• What you need to do: Skip the pictures, please, and write out exactly the lines from the opening of the data through the line containing "0.02203, 0.02194, 0.02185]".

• Available data:
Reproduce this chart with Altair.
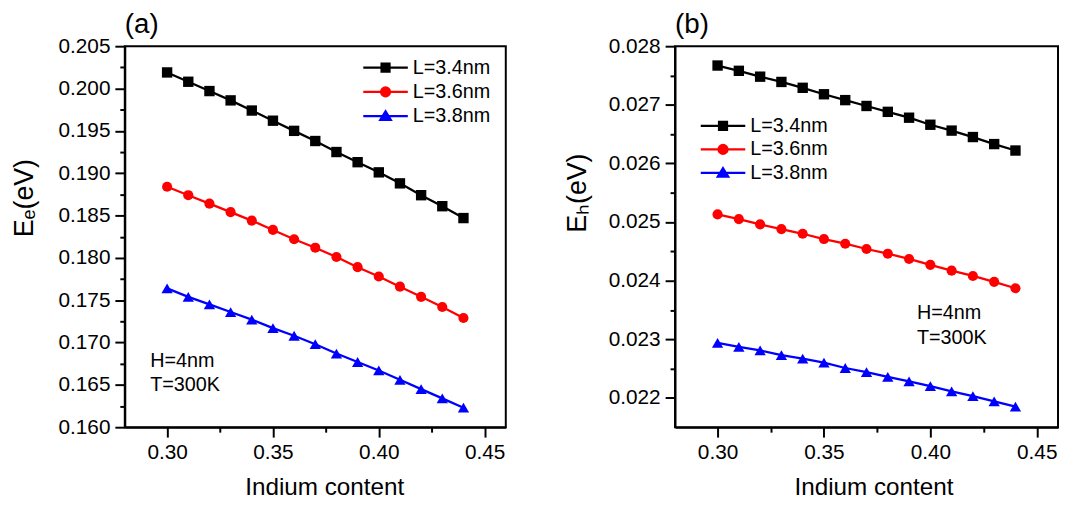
import altair as alt
import pandas as pd

FONT = "Liberation Sans"

indium = [0.30, 0.31, 0.32, 0.33, 0.34, 0.35, 0.36, 0.37, 0.38, 0.39, 0.40, 0.41, 0.42, 0.43, 0.44]
series_names = ["L=3.4nm", "L=3.6nm", "L=3.8nm"]
series_colors = ["#000000", "#ff0000", "#0000ff"]
series_shapes = ["square", "circle", "triangle-up"]
series_sizes = [110, 105, 130]
legend_paths = [
    "M-4.5,0H4.5M-0.8,-0.8H0.8V0.8H-0.8Z",
    "M-4.5,0H4.5M0.9,0A0.9,0.9 0 1,1 -0.9,0A0.9,0.9 0 1,1 0.9,0Z",
    "M-4.5,0H4.5M0,-0.95L1.05,0.75H-1.05Z",
]

# Panel (a): electron energy
ee_34 = [0.2019, 0.2008, 0.1997, 0.1986, 0.1974, 0.1962, 0.1950, 0.1938, 0.1925, 0.1913, 0.1901, 0.1888, 0.1874, 0.1861, 0.1847]
ee_36 = [0.1884, 0.1874, 0.1864, 0.1854, 0.1844, 0.1833, 0.1822, 0.1812, 0.1801, 0.1789, 0.1778, 0.1766, 0.1754, 0.1742, 0.1729]
ee_38 = [0.1764, 0.1754, 0.1745, 0.1736, 0.1727, 0.1717, 0.1708, 0.1698, 0.1687, 0.1677, 0.1667, 0.1656, 0.1645, 0.1634, 0.1623]

# Panel (b): hole energy
eh_34 = [0.02767, 0.02758, 0.02748, 0.02739, 0.02729, 0.02718, 0.02708, 0.02698, 0.02688, 0.02678, 0.02666, 0.02656, 0.02645, 0.02633, 0.02622]
eh_36 = [0.02513, 0.02505, 0.02496, 0.02488, 0.02480, 0.02471, 0.02463, 0.02454, 0.02446, 0.02437, 0.02427, 0.02417, 0.02408, 0.02398, 0.02387]
eh_38 = [0.02294, 0.02287, 0.02281, 0.02273, 0.02267, 0.02260, 0.02251, 0.02244, 0.02236, 0.02228, 0.02220, 0.02211, 0.02203, 0.02194, 0.02185]

x_domain = [0.28, 0.46]
x_major = [0.30, 0.35, 0.40, 0.45]
x_minor = [0.325, 0.375, 0.425]

ya_domain = [0.160, 0.205]
ya_major = [0.160, 0.165, 0.170, 0.175, 0.180, 0.185, 0.190, 0.195, 0.200, 0.205]
ya_minor = [0.1625, 0.1675, 0.1725, 0.1775, 0.1825, 0.1875, 0.1925, 0.1975, 0.2025]

yb_domain = [0.0215, 0.028]
yb_major = [0.022, 0.023, 0.024, 0.025, 0.026, 0.027, 0.028]
yb_minor = [0.0225, 0.0235, 0.0245, 0.0255, 0.0265, 0.0275]

note_lines = ["H=4nm", "T=300K"]


def panel(values_list, ydomain, ymajor, yminor, ytitle, label, width,
          legend_x, legend_y, row_pad, note_x, note_y, ytitle_x, ytitle_y, xtitle_x):
    rows = []
    for name, vals in zip(series_names, values_list):
        for xv, yv in zip(indium, vals):
            rows.append({"x": xv, "y": yv, "series": name})
    df = pd.DataFrame(rows)

    xs = alt.Scale(domain=x_domain, nice=False, zero=False)
    ys = alt.Scale(domain=ydomain, nice=False, zero=False)

    major_x = alt.Axis(orient="bottom", values=x_major, format=".2f", title="Indium content",
                       tickSize=10, labelPadding=5, titleFontSize=24.5, titleX=xtitle_x, titleY=68,
                       titleBaseline="alphabetic", titleAlign="center", labelFlush=False)
    minor_x = alt.Axis(orient="bottom", values=x_minor, labels=False, domain=False, tickSize=5, title=None)
    major_y = alt.Axis(orient="left", values=ymajor, format=".3f", title=ytitle, tickSize=10,
                       labelPadding=5, titleFontSize=27, titleX=ytitle_x, titleY=ytitle_y,
                       titleAngle=270, titleBaseline="alphabetic", titleAlign="center", labelFlush=False)
    minor_y = alt.Axis(orient="left", values=yminor, labels=False, domain=False, tickSize=5, title=None)

    layers = []
    for i, (name, color, shape, size) in enumerate(zip(series_names, series_colors, series_shapes, series_sizes)):
        sub = alt.Chart(df).transform_filter(alt.datum.series == name)
        line = sub.mark_line(color=color, strokeWidth=2.3).encode(
            x=alt.X("x:Q", scale=xs, axis=major_x if i == 0 else None),
            y=alt.Y("y:Q", scale=ys, axis=major_y if i == 0 else None),
        )
        pts = sub.mark_point(shape=shape, filled=True, size=size, color=color, opacity=1).encode(
            x=alt.X("x:Q", scale=xs, axis=minor_x if i == 0 else None),
            y=alt.Y("y:Q", scale=ys, axis=minor_y if i == 0 else None),
        )
        layers += [line, pts]

    leg = alt.Legend(title=None, orient="none", legendX=legend_x, legendY=legend_y,
                     labelFont=FONT, labelFontSize=20, labelColor="black", labelOffset=17.5,
                     symbolStrokeWidth=2.3, symbolSize=100, symbolOpacity=1, rowPadding=row_pad,
                     padding=0, labelLimit=0)
    leg_df = pd.DataFrame({"series": series_names})
    legend_layer = alt.Chart(leg_df).transform_filter("false").mark_point(
        filled=True, opacity=1, strokeWidth=2.3, size=100).encode(
        shape=alt.Shape("series:N", scale=alt.Scale(domain=series_names, range=legend_paths), legend=leg),
        fill=alt.Fill("series:N", scale=alt.Scale(domain=series_names, range=series_colors), legend=leg),
        stroke=alt.Stroke("series:N", scale=alt.Scale(domain=series_names, range=series_colors), legend=leg),
    )

    note = alt.Chart(pd.DataFrame({"t": ["\n".join(note_lines)]})).mark_text(
        align="left", baseline="alphabetic", fontSize=20, font=FONT, lineBreak="\n",
        lineHeight=25, color="black").encode(
        x=alt.XDatum(note_x, axis=None),
        y=alt.YDatum(note_y, axis=None),
        text="t:N",
    )

    return alt.layer(*layers, legend_layer, note).resolve_axis(
        x="independent", y="independent").properties(
        width=width, height=385,
        title=alt.Title(label, anchor="start", frame="group", fontSize=28, font=FONT,
                        fontWeight="normal", color="black", offset=-4),
    )


pa = panel([ee_34, ee_36, ee_38], ya_domain, ya_major, ya_minor, "Eₑ(eV)", "(a)", 385,
           253.5, 11.7, 4.5, 0.292, 0.16714, -93, 153, 201.5)
pb = panel([eh_34, eh_36, eh_38], yb_domain, yb_major, yb_minor, "Eₕ(eV)", "(b)", 387,
           38.5, 70.5, 3.8, 0.3937, 0.02334, -90, 148, 200.5)

chart = alt.hconcat(pa, pb, spacing=57).resolve_scale(
    x="independent", y="independent", fill="independent", stroke="independent", shape="independent"
).properties(
    padding={"left": 2, "top": 0, "right": 0, "bottom": 0}
).configure_view(
    stroke="black", strokeWidth=2
).configure_axis(
    domainColor="black", domainWidth=2, tickColor="black", tickWidth=2,
    labelColor="black", titleColor="black", labelFont=FONT, titleFont=FONT,
    labelFontSize=21, grid=False, titleFontWeight="normal",
)

chart.save("out.html", embed_options={"renderer": "svg", "actions": False})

• Task output:
Reproduce this chart with Altair.
import altair as alt
import pandas as pd

FONT = "Liberation Sans"

indium = [0.30, 0.31, 0.32, 0.33, 0.34, 0.35, 0.36, 0.37, 0.38, 0.39, 0.40, 0.41, 0.42, 0.43, 0.44]
series_names = ["L=3.4nm", "L=3.6nm", "L=3.8nm"]
series_colors = ["#000000", "#ff0000", "#0000ff"]
series_shapes = ["square", "circle", "triangle-up"]
series_sizes = [110, 105, 130]
legend_paths = [
    "M-4.5,0H4.5M-0.8,-0.8H0.8V0.8H-0.8Z",
    "M-4.5,0H4.5M0.9,0A0.9,0.9 0 1,1 -0.9,0A0.9,0.9 0 1,1 0.9,0Z",
    "M-4.5,0H4.5M0,-0.95L1.05,0.75H-1.05Z",
]

# Panel (a): electron energy
ee_34 = [0.2019, 0.2008, 0.1997, 0.1986, 0.1974, 0.1962, 0.1950, 0.1938, 0.1925, 0.1913, 0.1901, 0.1888, 0.1874, 0.1861, 0.1847]
ee_36 = [0.1884, 0.1874, 0.1864, 0.1854, 0.1844, 0.1833, 0.1822, 0.1812, 0.1801, 0.1789, 0.1778, 0.1766, 0.1754, 0.1742, 0.1729]
ee_38 = [0.1764, 0.1754, 0.1745, 0.1736, 0.1727, 0.1717, 0.1708, 0.1698, 0.1687, 0.1677, 0.1667, 0.1656, 0.1645, 0.1634, 0.1623]

# Panel (b): hole energy
eh_34 = [0.02767, 0.02758, 0.02748, 0.02739, 0.02729, 0.02718, 0.02708, 0.02698, 0.02688, 0.02678, 0.02666, 0.02656, 0.02645, 0.02633, 0.02622]
eh_36 = [0.02513, 0.02505, 0.02496, 0.02488, 0.02480, 0.02471, 0.02463, 0.02454, 0.02446, 0.02437, 0.02427, 0.02417, 0.02408, 0.02398, 0.02387]
eh_38 = [0.02294, 0.02287, 0.02281, 0.02273, 0.02267, 0.02260, 0.02251, 0.02244, 0.02236, 0.02228, 0.02220, 0.02211, 0.02203, 0.02194, 0.02185]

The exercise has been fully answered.